A serious problem for the suffragists was that few people, including journalists and politicians, realised there was a difference between suffragettes and suffragists. They assumed every campaigner was a militant extremist. This led to some appalling attacks on the peaceful suffragists as they walked their way through Britain on the Pilgrimage.

The book focuses on the women's march of 1913. In early 2017, global women's marches protesting against Trump's inauguration made international headlines. Do you see any resonances there?

The Great Pilgrimage was a remarkable success.
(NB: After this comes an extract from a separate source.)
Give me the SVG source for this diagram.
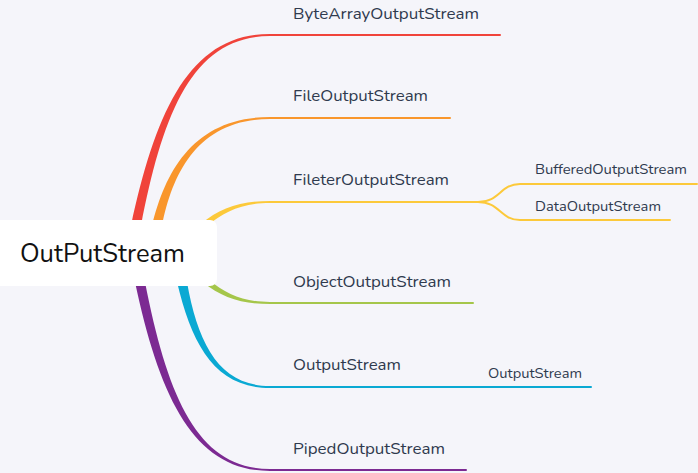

Not only did the suffragist "pilgrims" march in support of the vote, explaining to villagers and townspeople what that vote would mean as they went (once they had persuaded them that they were not about to wreak havoc); they also marched to demonstrate that you did not have to be an extremist to campaign for something you believed in, and that love was more powerful an engine of change than anger. This was the first massed protest march of its kind in this country; I am convinced that the sisterhood and solidarity discovered and demonstrated by the pilgrims made the Pilgrimage the single most effective event of the whole campaign for women’s suffrage. The Great War intervened, but it was the quiet and sympathetic determination of the suffragists, in the name of natural justice, which persuaded the government that women were worthy of the responsibility of a vote. The spirit of the Pilgrimage was shared by the Jarrow marchers of 1936, the Greenham Common protesters of the 1970s and the anti-Trump marchers of 2017. We have much for which to thank those pilgrim suffragists.